- Task prompt: Look below and pull out each line with the word "that".

- Given data:
....

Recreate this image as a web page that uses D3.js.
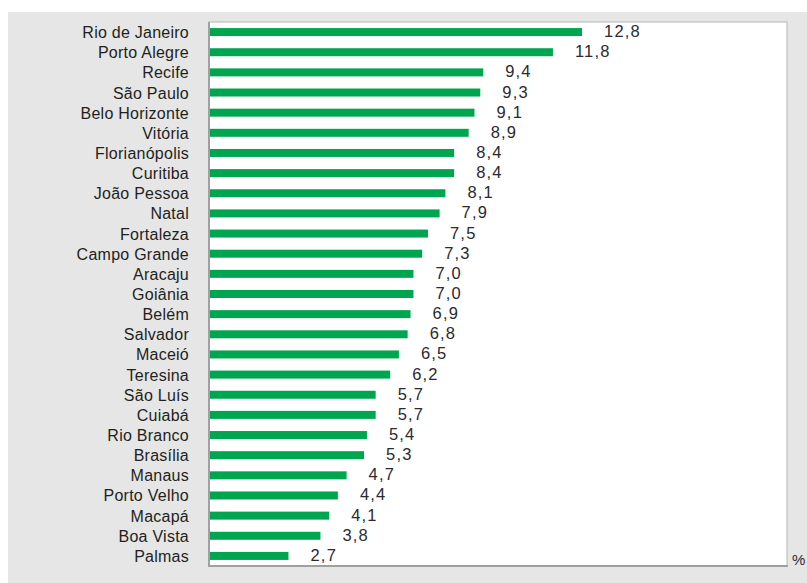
<!DOCTYPE html>
<html><head><meta charset="utf-8">
<script src="https://cdn.jsdelivr.net/npm/d3@7"></script>
<style>body{margin:0;background:#fff}svg{display:block}</style>
</head><body>
<script>
const categories = ["Rio de Janeiro","Porto Alegre","Recife","São Paulo","Belo Horizonte","Vitória","Florianópolis","Curitiba","João Pessoa","Natal","Fortaleza","Campo Grande","Aracaju","Goiânia","Belém","Salvador","Maceió","Teresina","São Luís","Cuiabá","Rio Branco","Brasília","Manaus","Porto Velho","Macapá","Boa Vista","Palmas"];
const values = [12.8,11.8,9.4,9.3,9.1,8.9,8.4,8.4,8.1,7.9,7.5,7.3,7.0,7.0,6.9,6.8,6.5,6.2,5.7,5.7,5.4,5.3,4.7,4.4,4.1,3.8,2.7];
const unitLabel = "%";

const W = 807, H = 583;
const FONT = "Liberation Sans, Arial, sans-serif";
const svg = d3.select("body").append("svg").attr("width", W).attr("height", H);
svg.append("rect").attr("x", 8).attr("y", 12).attr("width", W - 8).attr("height", H - 12).attr("fill", "#e6e6e6");

const plot = {x0: 209, x1: 787, y0: 22, y1: 566};
svg.append("rect").attr("x", plot.x0).attr("y", plot.y0).attr("width", plot.x1 - plot.x0).attr("height", plot.y1 - plot.y0)
  .attr("fill", "#fff").attr("stroke", "#b4b4b4").attr("stroke-width", 1);
svg.append("line").attr("x1", plot.x0).attr("x2", plot.x0).attr("y1", plot.y0).attr("y2", plot.y1 + 1)
  .attr("stroke", "#a0a0a0").attr("stroke-width", 2);
svg.append("line").attr("x1", plot.x0).attr("x2", plot.x1 + 1).attr("y1", plot.y1).attr("y2", plot.y1)
  .attr("stroke", "#a0a0a0").attr("stroke-width", 2);

const x = d3.scaleLinear().domain([0, 12.8]).range([210, 582]);
const y = d3.scaleBand().domain(categories).range([plot.y0, plot.y1]).paddingInner(0.603).paddingOuter(0.3015);

const data = categories.map((c, i) => ({c, v: values[i]}));
const fmt = v => d3.format(".1f")(v).replace(".", ",");

svg.selectAll("rect.bar").data(data).join("rect").attr("class", "bar")
  .attr("x", x(0)).attr("y", d => y(d.c)).attr("width", d => x(d.v) - x(0)).attr("height", y.bandwidth())
  .attr("fill", "#00a550");

svg.selectAll("text.cat").data(data).join("text").attr("class", "cat")
  .attr("x", 189).attr("y", d => y(d.c) + y.bandwidth() / 2 + 6)
  .attr("text-anchor", "end").attr("font-family", FONT)
  .attr("font-size", 16).attr("letter-spacing", 0.25).attr("fill", "#231f20").text(d => d.c);

svg.selectAll("text.val").data(data).join("text").attr("class", "val")
  .attr("x", d => x(d.v) + 22).attr("y", d => y(d.c) + y.bandwidth() + 1)
  .attr("font-family", FONT)
  .attr("font-size", 16.5).attr("letter-spacing", 1.2).attr("fill", "#2a2a30").text(d => fmt(d.v));

svg.append("text").attr("x", 792).attr("y", 565).attr("font-family", FONT)
  .attr("font-size", 15).attr("fill", "#2a2a30").text(unitLabel);
</script>
</body></html>
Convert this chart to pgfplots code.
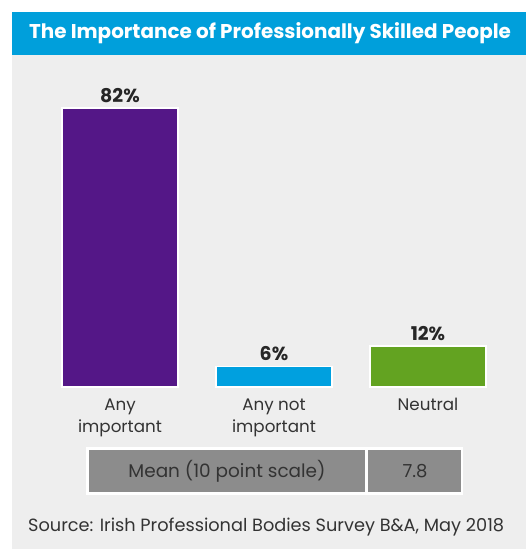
\documentclass[border=0pt]{standalone}
\usepackage{fontspec}
\setmainfont{Poppins}
\usepackage{pgfplots}
\pgfplotsset{compat=1.18}

\definecolor{titleblue}{HTML}{009FDB}
\definecolor{panelgrey}{HTML}{EEEEEE}
\definecolor{barpurple}{HTML}{541787}
\definecolor{barblue}{HTML}{00A0DF}
\definecolor{bargreen}{HTML}{63A321}
\definecolor{cellgrey}{HTML}{8C8C8C}
\definecolor{txt}{HTML}{333333}

\begin{document}
\begin{tikzpicture}[x=1bp,y=1bp]
  % page frame, background panel and title bar
  \fill[white] (0,0) rectangle (526,550);
  \fill[panelgrey] (12,1) rectangle (526,495);
  \fill[titleblue] (12,495) rectangle (526,538);
  \node[text=white, font=\fontsize{20}{22}\selectfont\bfseries] at (270,517)
    {The Importance of Professionally Skilled People};

  \begin{axis}[
    at={(43bp,163bp)}, anchor=south west,
    scale only axis,
    width=462bp, height=306bp,
    xmin=-0.5, xmax=2.5,
    ymin=0, ymax=90,
    clip=false,
    axis line style={draw=none},
    major tick length=0pt,
    ytick=\empty,
    xtick={0,1,2},
    xticklabels={{Any\\important},{Any not\\important},{Neutral}},
    xticklabel style={align=center, text=txt, anchor=north, yshift=-8bp,
      font=\fontsize{16.8}{22}\selectfont},
    ybar, bar width=116bp, bar shift=0pt,
    point meta=explicit symbolic,
    nodes near coords,
    every node near coord/.append style={text=black!85,
      font=\fontsize{19}{20}\selectfont\bfseries, yshift=1.5bp},
  ]
    \addplot[fill=barpurple, draw=white, line width=1.8bp]
      coordinates {(0,82) [82\%]};
    \addplot[fill=barblue, draw=white, line width=1.8bp]
      coordinates {(1,6) [6\%]};
    \addplot[fill=bargreen, draw=white, line width=1.8bp]
      coordinates {(2,12) [12\%]};
  \end{axis}

  % mean table
  \fill[white] (86,55) rectangle (463,103);
  \fill[cellgrey] (89,58) rectangle (365,100);
  \fill[cellgrey] (368,58) rectangle (461,100);
  \node[text=txt, font=\fontsize{18.5}{20}\selectfont] at (227,79) {Mean (10 point scale)};
  \node[text=txt, font=\fontsize{18}{20}\selectfont] at (415,79) {7.8};

  % source
  \node[anchor=west, inner sep=0pt, text=txt, font=\fontsize{17.8}{20}\selectfont]
    at (28,23) {Source: Irish Professional Bodies Survey B\&A, May 2018};
\end{tikzpicture}
\end{document}
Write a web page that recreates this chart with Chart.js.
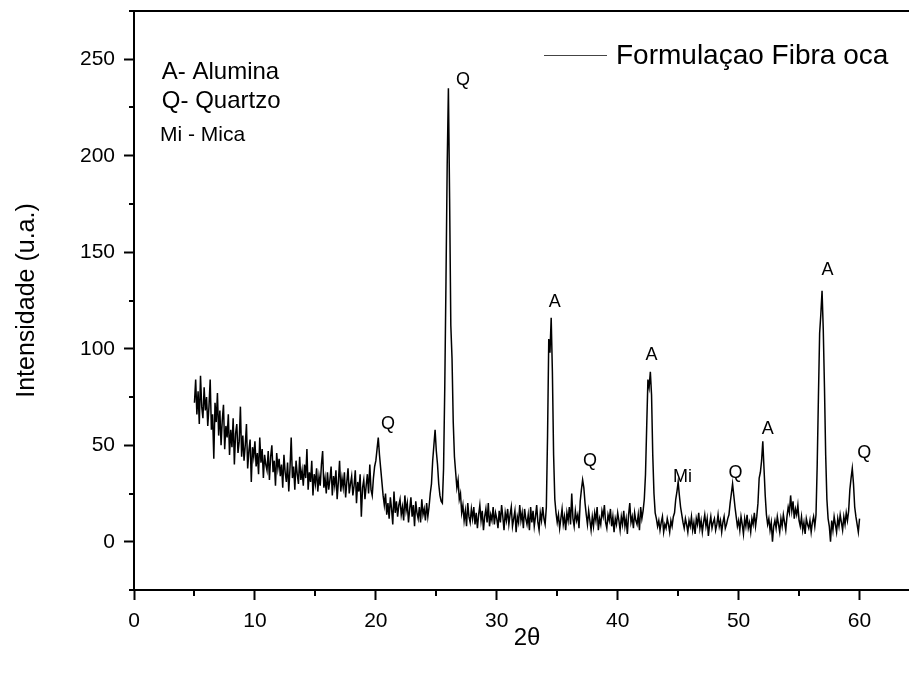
<!DOCTYPE html>
<html>
<head>
<meta charset="utf-8">
<script src="https://cdn.jsdelivr.net/npm/chart.js@4.4.1/dist/chart.umd.min.js"></script>
<style>
  html, body { margin: 0; padding: 0; background: #fff; overflow: hidden; }
  #myChart { display: block; }
</style>
</head>
<body>
<canvas id="myChart" width="960" height="675"></canvas>
<script>
// 2theta grid of the measurement (deg)
const twoThetaStart = 5;
const twoThetaStep = 0.1;

// intensity (u.a.), one row per degree, 5.0 -> 60.0
const intensity = [
  72, 84, 66, 78, 61, 86, 70, 64, 80, 68,
  75, 60, 70, 84, 58, 66, 43, 72, 62, 77,
  55, 68, 50, 63, 71, 48, 60, 54, 66, 45,
  58, 49, 64, 40, 56, 61, 46, 52, 70, 44,
  55, 42, 50, 61, 38, 47, 53, 31, 49, 44,
  52, 39, 46, 35, 54, 41, 48, 33, 45, 40,
  37, 47, 32, 44, 50, 36, 42, 29, 46, 38,
  43, 34, 40, 28, 45, 36, 31, 41, 26, 38,
  54, 33, 39, 27, 42, 35, 30, 44, 32, 37,
  29, 40, 33, 48, 27, 36, 31, 42, 24, 35,
  30, 38, 26, 34, 29, 40, 47, 28, 33, 25,
  36, 27, 32, 39, 24, 34, 29, 37, 22, 31,
  42, 26, 33, 28, 36, 23, 31, 38, 25, 30,
  34, 24, 29, 37, 20, 31, 26, 35, 13, 28,
  32, 22, 29, 35, 25, 40, 27, 24, 33, 39,
  42, 48, 54, 45, 38, 31, 24, 19, 25, 14,
  20, 12, 23, 17, 9, 26, 15, 21, 13, 19,
  22, 14, 18, 11, 24, 16, 20, 10, 17, 23,
  13, 19, 8, 21, 15, 12, 18, 10, 22, 14,
  17, 11, 20, 13, 18, 25, 30, 42, 50, 58,
  47, 40, 30, 24, 21, 20, 38, 80, 135, 195,
  235, 178, 112, 95, 62, 44, 36, 28, 32, 22,
  25, 15, 19, 11, 16, 8, 20, 13, 10, 17,
  12, 18, 9, 15, 7, 14, 19, 11, 16, 6,
  13, 17, 10, 20, 8, 14, 11, 18, 9, 15,
  12, 7, 16, 10, 19, 13, 6, 15, 11, 17,
  9, 14, 18, 8, 12, 16, 5, 13, 10, 19,
  11, 15, 7, 17, 12, 9, 14, 6, 18, 10,
  16, 8, 13, 19, 10, 6, 15, 11, 18, 12,
  9, 18, 55, 105, 98, 116, 88, 45, 22, 15,
  10, 14, 7, 12, 17, 9, 13, 6, 15, 11,
  18, 9, 25, 12, 8, 16, 11, 14, 7, 21,
  27, 32, 28, 20, 14, 9, 16, 11, 6, 13,
  8, 15, 11, 18, 6, 12, 9, 16, 13, 19,
  10, 7, 14, 11, 17, 8, 13, 5, 12, 9,
  15, 11, 6, 13, 9, 16, 8, 12, 4, 14,
  20, 10, 13, 7, 15, 11, 9, 14, 6, 18,
  12, 16, 22, 35, 60, 84, 80, 88, 76, 45,
  25, 15, 12, 8, 11, 6, 10, 13, 5, 9,
  7, 12, 9, 5, 11, 8, 13, 15, 22, 26,
  31, 24, 18, 14, 10, 7, 12, 9, 5, 11,
  8, 13, 6, 10, 4, 12, 9, 15, 7, 11,
  5, 10, 14, 8, 12, 3, 9, 13, 7, 10,
  12, 6, 9, 14, 8, 11, 5, 10, 13, 7,
  9, 12, 14, 20, 25, 30, 24, 18, 13, 8,
  11, 6, 13, 9, 4, 12, 8, 14, 7, 10,
  5, 12, 9, 15, 8, 13, 20, 33, 36, 42,
  52, 38, 24, 14, 9, 12, 6, 10, 0, 8,
  11, 7, 13, 9, 5, 12, 8, 14, 10, 6,
  13, 18, 15, 24, 16, 21, 12, 17, 14, 19,
  11, 8, 13, 6, 10, 4, 12, 9, 7, 11,
  5, 10, 13, 8, 14, 40, 75, 108, 118, 130,
  110, 80, 45, 22, 12, 8, 0, 11, 6, 13,
  9, 5, 12, 8, 14, 10, 6, 13, 9, 15,
  11, 16, 27, 33, 38, 30, 18, 13, 9, 5,
  12
];

// tick values
const xTicks = [0, 10, 20, 30, 40, 50, 60];
const xMinor = [5, 15, 25, 35, 45, 55];
const yTicks = [0, 50, 100, 150, 200, 250];
const yMinor = [-25, 25, 75, 125, 175, 225, 275];

// phase labels over the peaks
const peakText = ['Q', 'Q', 'A', 'Q', 'A', 'Mi', 'Q', 'A', 'A', 'Q'];
const peakX = [21.0, 27.2, 34.8, 37.7, 42.8, 45.35, 49.75, 52.4, 57.35, 60.4];
const peakY = [61, 239, 124, 42, 96.5, 33.5, 35.5, 58.5, 141, 46];

// key in the top left corner
const keyText = ['A- Alumina', 'Q- Quartzo', 'Mi - Mica'];
const keyX = [2.3, 2.3, 2.15];
const keyY = [243.4, 228.4, 210.8];
const keySize = [24, 24, 21];

const seriesName = 'Formulaçao Fibra oca';

const FONT = "'Liberation Sans', Arial, sans-serif";

const points = intensity.map((v, i) => ({
    x: Math.round((twoThetaStart + i * twoThetaStep) * 10) / 10,
    y: v
}));

const decor = {
    id: 'decor',
    afterDraw(chart) {
        const {ctx, chartArea: a, scales: {x, y}} = chart;
        ctx.save();

        // frame
        ctx.strokeStyle = '#000';
        ctx.lineWidth = 2;
        ctx.strokeRect(a.left, a.top, a.right - a.left, a.bottom - a.top);

        // minor ticks
        ctx.beginPath();
        xMinor.forEach(v => {
            const px = Math.round(x.getPixelForValue(v));
            ctx.moveTo(px, a.bottom);
            ctx.lineTo(px, a.bottom + 6);
        });
        yMinor.forEach(v => {
            const py = Math.round(y.getPixelForValue(v));
            ctx.moveTo(a.left, py);
            ctx.lineTo(a.left - 5, py);
        });
        ctx.stroke();

        ctx.fillStyle = '#000';

        // peak labels
        ctx.font = '18px ' + FONT;
        ctx.textAlign = 'center';
        ctx.textBaseline = 'middle';
        peakText.forEach((t, i) => {
            ctx.fillText(t, x.getPixelForValue(peakX[i]), y.getPixelForValue(peakY[i]));
        });

        // key
        ctx.textAlign = 'left';
        keyText.forEach((t, i) => {
            ctx.font = keySize[i] + 'px ' + FONT;
            ctx.fillText(t, x.getPixelForValue(keyX[i]), y.getPixelForValue(keyY[i]));
        });

        // legend
        const lx = a.left + 410, ly = a.top + 44;
        ctx.strokeStyle = '#444';
        ctx.lineWidth = 1;
        ctx.beginPath();
        ctx.moveTo(lx, ly + 0.5);
        ctx.lineTo(lx + 63, ly + 0.5);
        ctx.stroke();
        ctx.font = '28px ' + FONT;
        ctx.fillText(seriesName, lx + 72, ly + 1);

        ctx.restore();
    }
};

const ctx = document.getElementById('myChart');

new Chart(ctx, {
    type: 'line',
    data: {
        datasets: [{
            label: seriesName,
            data: points,
            borderColor: '#000',
            borderWidth: 1.5,
            pointRadius: 0,
            tension: 0,
            fill: false
        }]
    },
    options: {
        responsive: false,
        animation: false,
        events: [],
        layout: {padding: {left: 0, right: 40, top: 11, bottom: 0}},
        plugins: {
            legend: {display: false},
            tooltip: {enabled: false}
        },
        scales: {
            x: {
                type: 'linear',
                min: 0,
                max: 65,
                afterBuildTicks: s => { s.ticks = xTicks.map(v => ({value: v})); },
                afterFit: s => { s.height = 85; s.paddingLeft = 0; s.paddingRight = 0; },
                border: {display: false},
                grid: {
                    drawOnChartArea: false,
                    drawTicks: true,
                    tickLength: 10,
                    tickWidth: 2,
                    tickColor: '#000'
                },
                ticks: {
                    color: '#000',
                    padding: 9,
                    maxRotation: 0,
                    font: {family: FONT, size: 21}
                },
                title: {
                    display: true,
                    text: '2θ',
                    color: '#000',
                    font: {family: FONT, size: 24},
                    padding: {top: 0, bottom: 22}
                }
            },
            y: {
                type: 'linear',
                min: -25,
                max: 275,
                afterBuildTicks: s => { s.ticks = yTicks.map(v => ({value: v})); },
                afterFit: s => { s.width = 134; s.paddingTop = 0; s.paddingBottom = 0; },
                border: {display: false},
                grid: {
                    drawOnChartArea: false,
                    drawTicks: true,
                    tickLength: 10,
                    tickWidth: 2,
                    tickColor: '#000'
                },
                ticks: {
                    color: '#000',
                    padding: 9,
                    font: {family: FONT, size: 21}
                },
                title: {
                    display: true,
                    text: 'Intensidade (u.a.)',
                    color: '#000',
                    font: {family: FONT, size: 25},
                    padding: {top: 12, bottom: 0}
                }
            }
        }
    },
    plugins: [decor]
});
</script>
</body>
</html>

....

- Complete response:
Recreate this image as a web page that uses D3.js.
Write a web page that recreates this chart with Chart.js.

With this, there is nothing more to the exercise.